Unless we see one another as members of the one body and allow the love of the vine to flow between us, we are nothing. Without love, the eye expects the whole body to be an eye; without love the hand  tells  the foot “I have no need of you.” Criticism and judgementalism come when the eye doesn’t understand what the hand is doing, and so just sees it as a useless eye. But if the eye sees the hand as a member of the Body that is of equal value to itself, although its purpose is entirely different, the love of the Vine can unite the two. Instead of discarding the foot and all that it stands for (excuse the pun!) the hand will seek to understand the connection the foot has to the body, and through that will understand the foot. And to come back to the relevance of this morning’s service, when the hand speaks to the foot it will seek to use the language of the foot. To speak to the hand, the eye needs to understand how the hand sees the world and to speak the language of the hand. Because this too is love.

“But now God has set the members, each one of them, in the body just as He pleased” (verse 18). If you are a hand, and God has set you next to an eye, it was for a reason. Not that you have to learn to see, or even more importantly that you have to teach the eye how to hold a hammer; but that you have to learn to love. Because “If you abide in Me, and My words abide in you, you will  ask what you desire, and it shall be done for you. By this My Father is glorified, that you bear much fruit; so you will be My disciples.” (John 15: 7-8)

He that is in us is Greater than he who is in the World

We’ve all seen this sign: there is a bumpy road ahead. There are bumps ahead for all of us: political and economic bumps as systems weaken and collapse in the face of “the beginning of sorrows” that Jesus prophesied in Matt 24:7, and emotional bumps as we navigate our paths over them. Some will be minor disturbances; some will be catastrophic upheavals. Some we will face as individuals; some as churches, and some as nations. But whatever goes on in the world, the truth is this: “He that is in us is greater than he who is in the world.” (1 John 4:4)

Is this truth something that is alive for us, burning in our hearts like a bright fire against the cold and the dark, or is it just another Bible verse – albeit a powerful one, we acknowledge – that we know is true but that somehow we don’t experience the truth of? We know that He has given us His peace, “not as the world gives,” but do we walk in it? “Peace I leave with you, my peace I give unto you: not as the world giveth, give I unto you. Let not your heart be troubled, neither let it be afraid.” (John 14:27) As we hit the bumps  we need to know how we can receive the peace that the One who is in us is giving. The apostle John gives us some pointers:

No one has seen God at any time. If we love one another, God abides in us, and His love has been perfected in us. By this we know that we abide in Him, and He in us, because He has given us of His Spirit. And we have seen and testify that the Father has sent the Son as Saviour of the world.

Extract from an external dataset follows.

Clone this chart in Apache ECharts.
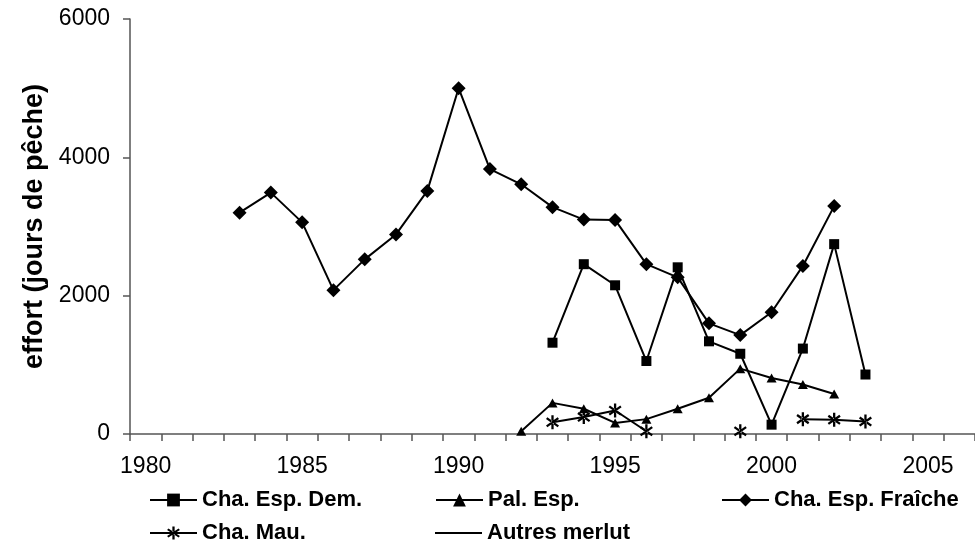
<!DOCTYPE html>
<html>
<head>
<meta charset="utf-8">
<script src="https://cdn.jsdelivr.net/npm/echarts@6/dist/echarts.min.js"></script>
<style>html,body{margin:0;padding:0;background:#fff}#c{width:975px;height:548px}</style>
</head>
<body>
<div id="c"></div>
<script>
// Categories (years) and tick labels
const years = [1980,1981,1982,1983,1984,1985,1986,1987,1988,1989,1990,1991,1992,1993,1994,1995,1996,1997,1998,1999,2000,2001,2002,2003,2004,2005,2006];
const yTicks = [0, 2000, 4000, 6000];

// Cha. Esp. Dem.
const demYears  = [1993,1994,1995,1996,1997,1998,1999,2000,2001,2002,2003];
const demValues = [1320,2455,2150,1055,2410,1340,1160,135,1235,2745,860];

// Pal. Esp.
const palYears  = [1992,1993,1994,1995,1996,1997,1998,1999,2000,2001,2002];
const palValues = [40,450,365,160,215,365,525,945,810,715,578];

// Cha. Esp. Fraîche
const fraYears  = [1983,1984,1985,1986,1987,1988,1989,1990,1991,1992,1993,1994,1995,1996,1997,1998,1999,2000,2001,2002];
const fraValues = [3200,3490,3060,2080,2525,2885,3515,5000,3830,3610,3280,3100,3095,2455,2265,1600,1430,1760,2430,3295];

// Cha. Mau.
const mauYears  = [1993,1994,1995,1996,1999,2001,2002,2003];
const mauValues = [170,245,340,40,40,215,205,180];

// Autres merlut (no visible values)
const autYears  = [];
const autValues = [];

function align(ys, vs) {
  return years.map(y => { const i = ys.indexOf(y); return i >= 0 ? vs[i] : null; });
}

const star = 'path://M-1.6,-10 L1.6,-10 L1.6,10 L-1.6,10 Z M7.2,-7.15 L9.05,-4.5 L-7.2,7.15 L-9.05,4.5 Z M-7.2,-7.15 L-9.05,-4.5 L7.2,7.15 L9.05,4.5 Z';
const lineIcon = 'path://M0,0 L47,0 L47,2 L0,2 Z';
const FONT = "'Liberation Sans', Arial, sans-serif";

function mk(name, ys, vs, symbol, size) {
  return {
    name, type: 'line', data: align(ys, vs),
    symbol, symbolSize: size, showSymbol: symbol !== 'none', showAllSymbol: true,
    connectNulls: false,
    lineStyle: { color: '#000', width: 2 },
    itemStyle: { color: '#000', borderWidth: 0 },
    emphasis: { disabled: true }
  };
}

const chart = echarts.init(document.getElementById('c'), null, { renderer: 'canvas' });

function legendAt(item, left, top) {
  return {
    data: [item], left, top, padding: 0, itemWidth: 47, itemHeight: 16,
    selectedMode: false,
    lineStyle: { width: 2 },
    textStyle: { fontFamily: FONT, fontSize: 22, fontWeight: 'bold', color: '#000' }
  };
}

chart.setOption({
  animation: false,
  backgroundColor: '#fff',
  grid: { left: 130, top: 19, width: 850, bottom: 114, containLabel: false },
  xAxis: {
    type: 'category', data: years.map(String), boundaryGap: true,
    axisLine: { lineStyle: { color: '#555', width: 1.5 } },
    axisTick: { show: true, interval: 0, length: 7, lineStyle: { color: '#555', width: 1.5 } },
    axisLabel: { interval: 4, margin: 21, fontFamily: FONT, fontSize: 23, color: '#000' },
    splitLine: { show: false }
  },
  yAxis: {
    type: 'value', min: yTicks[0], max: yTicks[yTicks.length - 1], interval: 2000,
    name: 'effort (jours de pêche)', nameLocation: 'middle', nameGap: 80,
    nameTextStyle: { fontFamily: FONT, fontSize: 27, fontWeight: 'bold', color: '#000' },
    axisLine: { show: true, lineStyle: { color: '#555', width: 1.5 } },
    axisTick: { show: true, length: 7, lineStyle: { color: '#555', width: 1.5 } },
    axisLabel: { margin: 20, fontFamily: FONT, fontSize: 23, color: '#000', formatter: v => String(v) },
    splitLine: { show: false }
  },
  legend: [
    legendAt('Cha. Esp. Dem.', 149, 489),
    legendAt('Pal. Esp.', 435, 489),
    legendAt('Cha. Esp. Fraîche', 721, 489),
    legendAt('Cha. Mau.', 149, 522),
    legendAt({ name: 'Autres merlut', icon: lineIcon }, 435, 522)
  ],
  series: [
    mk('Cha. Esp. Dem.', demYears, demValues, 'rect', 10),
    mk('Pal. Esp.', palYears, palValues, 'triangle', [10, 9]),
    mk('Cha. Esp. Fraîche', fraYears, fraValues, 'diamond', 14),
    mk('Cha. Mau.', mauYears, mauValues, star, [13, 14]),
    mk('Autres merlut', autYears, autValues, 'none', 0)
  ]
});
</script>
</body>
</html>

Whoever confesses that Jesus is the Son of God, God abides in him, and he in God. And we have known and believed the love that God has for us. God is love, and he who abides in love abides in God, and God in him.” (1 John 4: 12-16)

By this we know…

If we wanted to write down two of the central planks of New Testament theology it would be that we are in Christ and He is in us. In these five verses we find four references to God being in us, and three references to us abiding in God.

We know it’s true that we love one another. (verse 12) We might not express that love all the time, and we may not feel it consistently; but there are times in our lives when we know that the love that God has “poured into our hearts by the Holy Spirit whom He has given us” (Romans 5:5)  flows through us and reaches a brother or a sister. John tells us that this love that we carry in our hearts for one another is the proof that God “abides in us”, because it comes from Him, not from our own flesh. However this is still head knowledge, and to have the proof in our heads is not enough for it to become the experience of our hearts. John – and Jesus – wants more than that for us. He says “By this we know that we abide in Him, and He in us, because He has given us of His Spirit.”

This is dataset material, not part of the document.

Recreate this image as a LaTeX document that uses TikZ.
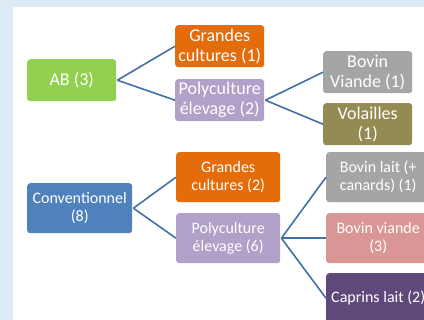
\documentclass[tikz,border=0pt]{standalone}
\usepackage{fontspec}
\setmainfont{Carlito}
\definecolor{bgblue}{RGB}{222,235,247}
\definecolor{cgreen}{RGB}{146,208,80}
\definecolor{corange}{RGB}{228,108,10}
\definecolor{clav}{RGB}{177,160,199}
\definecolor{cgray}{RGB}{165,165,165}
\definecolor{colive}{RGB}{148,138,84}
\definecolor{cblue}{RGB}{79,129,189}
\definecolor{cpink}{RGB}{217,150,148}
\definecolor{cdpurple}{RGB}{95,73,122}
\definecolor{cline}{RGB}{65,113,167}
\tikzset{
  box/.style={rounded corners=3bp, inner sep=0pt, align=center, text=white, anchor=north west},
  topbox/.style={box, minimum width=89bp, minimum height=42bp, font=\fontsize{18bp}{20bp}\selectfont},
  botbox/.style={box, minimum width=104bp, minimum height=50bp, font=\fontsize{16bp}{18bp}\selectfont},
  link/.style={draw=cline, line width=1.6bp},
}
\begin{document}
\begin{tikzpicture}[x=1bp,y=-1bp]
\clip (0,0) rectangle (424,320);
\useasboundingbox (0,0) rectangle (424,320);
\fill[bgblue] (0,0) rectangle (424,320);
\fill[white] (13,7) rectangle (424,320);
% top tree
\node[topbox, fill=cgreen] (ab) at (27,59) {AB (3)};
\node[topbox, fill=corange] (gc1) at (175,25) {Grandes\\cultures (1)};
\node[topbox, fill=clav] (pe2) at (175,79) {Polyculture\\élevage (2)};
\node[topbox, fill=cgray] (bv1) at (323,51) {Bovin\\Viande (1)};
\node[topbox, fill=colive] (vo1) at (323,103) {Volailles\\(1)};
% bottom tree
\node[botbox, minimum width=105bp, fill=cblue] (conv) at (27,183) {Conventionnel\\(8)};
\node[botbox, fill=corange] (gc2) at (176,152) {Grandes\\cultures (2)};
\node[botbox, fill=clav] (pe6) at (176,213) {Polyculture\\élevage (6)};
\node[botbox, fill=cgray] (bl1) at (326,152) {Bovin lait (+\\canards) (1)};
\node[botbox, fill=cpink] (bv3) at (326,213) {Bovin viande\\(3)};
\node[botbox, fill=cdpurple] (cl2) at (326,273) {Caprins lait (2)};
% connectors
\draw[link] ([xshift=1bp]ab.east) -- (gc1.west);
\draw[link] ([xshift=1bp]ab.east) -- (pe2.west);
\draw[link] ([xshift=1bp]pe2.east) -- (bv1.west);
\draw[link] ([xshift=1bp]pe2.east) -- (vo1.west);
\draw[link] ([xshift=1bp]conv.east) -- (gc2.west);
\draw[link] ([xshift=1bp]conv.east) -- (pe6.west);
\draw[link] ([xshift=1bp]pe6.east) -- (bl1.west);
\draw[link] ([xshift=1bp]pe6.east) -- (bv3.west);
\draw[link] ([xshift=1bp]pe6.east) -- (cl2.west);
\end{tikzpicture}
\end{document}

More head knowledge, you may say. But I don’t think it is. To “know” – ginōskō – is to know fully and intimately, empirically as well as intellectually. We know fully and completely the reality of God dwelling in us when we experience the person of the Holy Spirit operating in our lives. “By this we know – have experiential knowledge – that we abide in Him, and He in us, because He has given us of His Spirit.”

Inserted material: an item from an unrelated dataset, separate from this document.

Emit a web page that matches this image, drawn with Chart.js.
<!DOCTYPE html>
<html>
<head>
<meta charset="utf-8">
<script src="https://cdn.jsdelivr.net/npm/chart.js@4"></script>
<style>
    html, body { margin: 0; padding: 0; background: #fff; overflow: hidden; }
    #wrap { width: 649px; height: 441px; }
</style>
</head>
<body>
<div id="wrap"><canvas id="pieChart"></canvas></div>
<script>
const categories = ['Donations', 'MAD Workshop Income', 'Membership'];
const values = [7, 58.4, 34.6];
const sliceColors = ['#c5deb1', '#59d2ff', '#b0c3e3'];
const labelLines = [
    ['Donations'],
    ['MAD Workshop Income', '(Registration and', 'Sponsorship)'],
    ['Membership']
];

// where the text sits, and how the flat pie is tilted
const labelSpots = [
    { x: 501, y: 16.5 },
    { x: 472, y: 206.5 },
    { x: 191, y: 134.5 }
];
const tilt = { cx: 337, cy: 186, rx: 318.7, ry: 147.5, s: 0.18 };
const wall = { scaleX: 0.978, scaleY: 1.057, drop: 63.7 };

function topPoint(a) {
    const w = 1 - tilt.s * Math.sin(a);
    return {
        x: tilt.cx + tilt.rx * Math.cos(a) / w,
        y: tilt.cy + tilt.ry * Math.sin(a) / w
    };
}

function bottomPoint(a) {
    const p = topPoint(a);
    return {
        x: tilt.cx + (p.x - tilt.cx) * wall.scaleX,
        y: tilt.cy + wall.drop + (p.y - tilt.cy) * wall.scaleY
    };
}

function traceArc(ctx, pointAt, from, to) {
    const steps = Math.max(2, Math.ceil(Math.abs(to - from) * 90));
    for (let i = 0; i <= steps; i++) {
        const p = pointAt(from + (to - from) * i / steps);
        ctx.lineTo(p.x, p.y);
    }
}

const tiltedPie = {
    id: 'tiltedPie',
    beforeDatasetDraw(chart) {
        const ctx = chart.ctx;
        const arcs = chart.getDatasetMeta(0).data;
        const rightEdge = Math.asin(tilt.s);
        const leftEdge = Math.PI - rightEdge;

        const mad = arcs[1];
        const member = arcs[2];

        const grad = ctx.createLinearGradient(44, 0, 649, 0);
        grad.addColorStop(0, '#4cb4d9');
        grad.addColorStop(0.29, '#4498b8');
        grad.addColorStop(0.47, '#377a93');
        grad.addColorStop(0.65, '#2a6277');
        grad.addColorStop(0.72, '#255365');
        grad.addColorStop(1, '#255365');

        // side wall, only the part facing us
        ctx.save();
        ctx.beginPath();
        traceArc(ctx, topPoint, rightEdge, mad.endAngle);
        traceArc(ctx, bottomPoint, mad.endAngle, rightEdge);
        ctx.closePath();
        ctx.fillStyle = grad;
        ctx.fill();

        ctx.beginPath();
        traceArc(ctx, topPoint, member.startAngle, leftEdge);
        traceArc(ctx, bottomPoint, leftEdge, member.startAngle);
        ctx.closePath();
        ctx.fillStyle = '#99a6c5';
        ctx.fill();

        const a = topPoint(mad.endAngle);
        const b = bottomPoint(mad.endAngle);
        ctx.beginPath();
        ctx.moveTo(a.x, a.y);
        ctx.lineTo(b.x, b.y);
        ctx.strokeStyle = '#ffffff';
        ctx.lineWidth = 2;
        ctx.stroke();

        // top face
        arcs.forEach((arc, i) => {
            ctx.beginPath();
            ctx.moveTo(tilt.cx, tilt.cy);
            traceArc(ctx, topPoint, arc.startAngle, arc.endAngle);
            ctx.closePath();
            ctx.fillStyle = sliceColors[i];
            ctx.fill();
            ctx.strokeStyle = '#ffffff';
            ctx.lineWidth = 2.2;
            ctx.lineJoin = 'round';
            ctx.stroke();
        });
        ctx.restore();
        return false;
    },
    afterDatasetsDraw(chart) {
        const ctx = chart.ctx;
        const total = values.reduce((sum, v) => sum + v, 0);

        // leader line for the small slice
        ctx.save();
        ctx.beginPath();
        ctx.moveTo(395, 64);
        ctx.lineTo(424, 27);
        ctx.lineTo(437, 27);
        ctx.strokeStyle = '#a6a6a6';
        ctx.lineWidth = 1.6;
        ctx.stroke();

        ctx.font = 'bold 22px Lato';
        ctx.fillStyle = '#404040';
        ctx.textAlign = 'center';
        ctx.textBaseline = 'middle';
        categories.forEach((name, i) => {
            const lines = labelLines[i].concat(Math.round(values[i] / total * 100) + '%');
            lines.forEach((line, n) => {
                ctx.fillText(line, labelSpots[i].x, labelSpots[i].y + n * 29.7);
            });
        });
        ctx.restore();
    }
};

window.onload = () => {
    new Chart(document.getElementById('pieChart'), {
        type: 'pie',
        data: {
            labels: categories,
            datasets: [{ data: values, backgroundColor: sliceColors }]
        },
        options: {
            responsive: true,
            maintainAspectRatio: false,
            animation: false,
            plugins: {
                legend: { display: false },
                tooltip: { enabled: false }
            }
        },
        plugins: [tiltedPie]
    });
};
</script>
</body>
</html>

So the proof that he abides in us is that we love one another, but the experience of that truth is the empirical knowledge of the Holy Spirit who has put that love into our hearts. What follows from those two statements is this: the more we express the love that we have for another, the better we know the one who is in us. And the better we know the One who is in us, the better we know that He is greater than the one who is in the world, and the more we are able to express the love that He has given us for one another.

Gently does it.

And so we come to the bumpy road and a practical application of these verses. How do we go over the bumps? By going slowly. Gently does it.  If we don’t go gently we are likely to crash. This is not just an application of material experience to spiritual ideas: it is a scriptural principle. Gentleness is an aspect of the fruit of the Spirit. Jesus tells us to learn from His gentleness in Matt 11:29. When we hit the bumps in life, our first recourse must be to behave gently and not be quick to react. The victory that has overcome the world is our faith (1 John 5:4), and we need faith to slow down instead of being driven headlong into the bumps by our flesh. It is only by trusting God and not our own abilities that we can be still enough to listen to Him and be led by the Spirit in gentleness. Those bumps might be out there in the world, or they might be right inside our own front doors. Wherever they are, trusting God enough to be gentle gives us time to love, and when we love we walk in the proof of His presence within us, the One who is so much greater than he who is in the world.

There is bumpy ground ahead: when we face it, we need to remember to walk slowly enough to love one another, because

When we love one another we can know His presence,

When we know His presence we can feel His power,

And when we feel His power we can receive His peace.